• [Set task] Output each entry verbatim and exclude every picture from it.

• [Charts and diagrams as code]
— Start —

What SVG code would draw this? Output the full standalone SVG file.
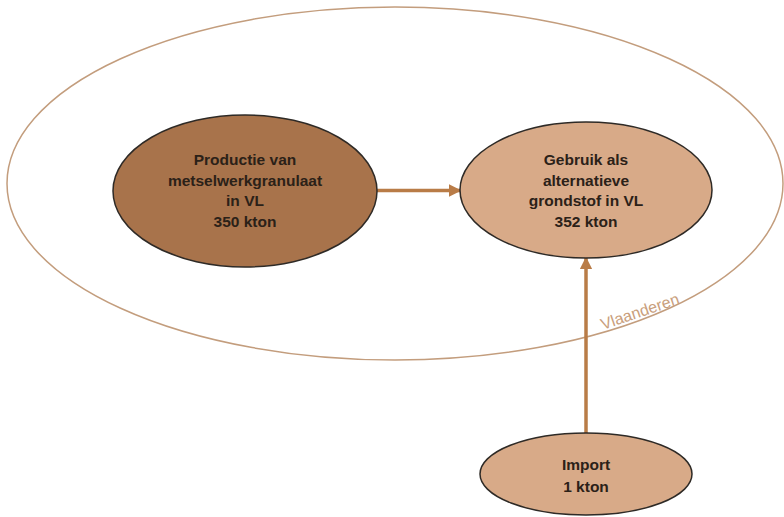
<svg xmlns="http://www.w3.org/2000/svg" width="784" height="517" viewBox="0 0 784 517">
<style>
.node text{font-family:"Liberation Sans",Arial,sans-serif;font-weight:bold;font-size:15.5px;fill:#2b2118;text-anchor:middle}
.lbl{font-family:"Liberation Sans",Arial,sans-serif;font-size:16px;fill:#c99e7c}
.conn line{stroke:#b97c47;stroke-width:3.5;marker-end:url(#ah)}
</style>
<defs>
<marker id="ah" viewBox="0 0 10 10" refX="9" refY="5" markerWidth="3.6" markerHeight="3.6" orient="auto" markerUnits="strokeWidth">
<path d="M0,0 L10,5 L0,10 z" fill="#b97c47"/>
</marker>
</defs>
<rect width="784" height="517" fill="#ffffff"/>
<g id="vlaanderen">
<ellipse cx="395" cy="183.5" rx="388" ry="176.5" fill="none" stroke="#c39d7d" stroke-width="1.5"/>
<text class="lbl" transform="translate(603,330) rotate(-19)">Vlaanderen</text>
</g>
<g class="conn" id="connectors">
<line x1="377" y1="190.5" x2="460" y2="190.5"/>
<line x1="586" y1="433" x2="586" y2="258"/>
</g>
<g class="node" id="productie">
<ellipse cx="245" cy="191" rx="132" ry="76" fill="#a8734b" stroke="#2e2a26" stroke-width="1.5"/>
<text x="245" y="165">Productie van</text>
<text x="245" y="185.5">metselwerkgranulaat</text>
<text x="245" y="206">in VL</text>
<text x="245" y="227">350 kton</text>
</g>
<g class="node" id="gebruik">
<ellipse cx="586" cy="190" rx="126" ry="68" fill="#d8aa88" stroke="#2e2a26" stroke-width="1.5"/>
<text x="586" y="165">Gebruik als</text>
<text x="586" y="185.5">alternatieve</text>
<text x="586" y="206">grondstof in VL</text>
<text x="586" y="227">352 kton</text>
</g>
<g class="node" id="import">
<ellipse cx="586" cy="474" rx="106" ry="41" fill="#d8aa88" stroke="#2e2a26" stroke-width="1.5"/>
<text x="586" y="470">Import</text>
<text x="586" y="492">1 kton</text>
</g>
</svg>
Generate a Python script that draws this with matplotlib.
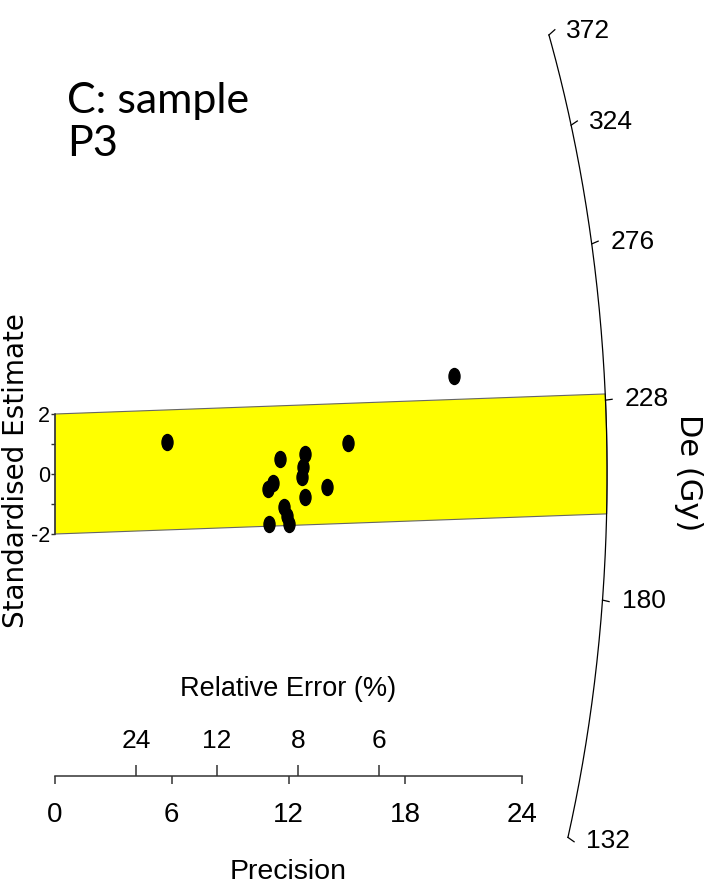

— End —

• [Finished exercise]
What SVG code would draw this? Output the full standalone SVG file.
<svg xmlns="http://www.w3.org/2000/svg" width="784" height="517" viewBox="0 0 784 517">
<style>
.node text{font-family:"Liberation Sans",Arial,sans-serif;font-weight:bold;font-size:15.5px;fill:#2b2118;text-anchor:middle}
.lbl{font-family:"Liberation Sans",Arial,sans-serif;font-size:16px;fill:#c99e7c}
.conn line{stroke:#b97c47;stroke-width:3.5;marker-end:url(#ah)}
</style>
<defs>
<marker id="ah" viewBox="0 0 10 10" refX="9" refY="5" markerWidth="3.6" markerHeight="3.6" orient="auto" markerUnits="strokeWidth">
<path d="M0,0 L10,5 L0,10 z" fill="#b97c47"/>
</marker>
</defs>
<rect width="784" height="517" fill="#ffffff"/>
<g id="vlaanderen">
<ellipse cx="395" cy="183.5" rx="388" ry="176.5" fill="none" stroke="#c39d7d" stroke-width="1.5"/>
<text class="lbl" transform="translate(603,330) rotate(-19)">Vlaanderen</text>
</g>
<g class="conn" id="connectors">
<line x1="377" y1="190.5" x2="460" y2="190.5"/>
<line x1="586" y1="433" x2="586" y2="258"/>
</g>
<g class="node" id="productie">
<ellipse cx="245" cy="191" rx="132" ry="76" fill="#a8734b" stroke="#2e2a26" stroke-width="1.5"/>
<text x="245" y="165">Productie van</text>
<text x="245" y="185.5">metselwerkgranulaat</text>
<text x="245" y="206">in VL</text>
<text x="245" y="227">350 kton</text>
</g>
<g class="node" id="gebruik">
<ellipse cx="586" cy="190" rx="126" ry="68" fill="#d8aa88" stroke="#2e2a26" stroke-width="1.5"/>
<text x="586" y="165">Gebruik als</text>
<text x="586" y="185.5">alternatieve</text>
<text x="586" y="206">grondstof in VL</text>
<text x="586" y="227">352 kton</text>
</g>
<g class="node" id="import">
<ellipse cx="586" cy="474" rx="106" ry="41" fill="#d8aa88" stroke="#2e2a26" stroke-width="1.5"/>
<text x="586" y="470">Import</text>
<text x="586" y="492">1 kton</text>
</g>
</svg>
Generate a Python script that draws this with matplotlib.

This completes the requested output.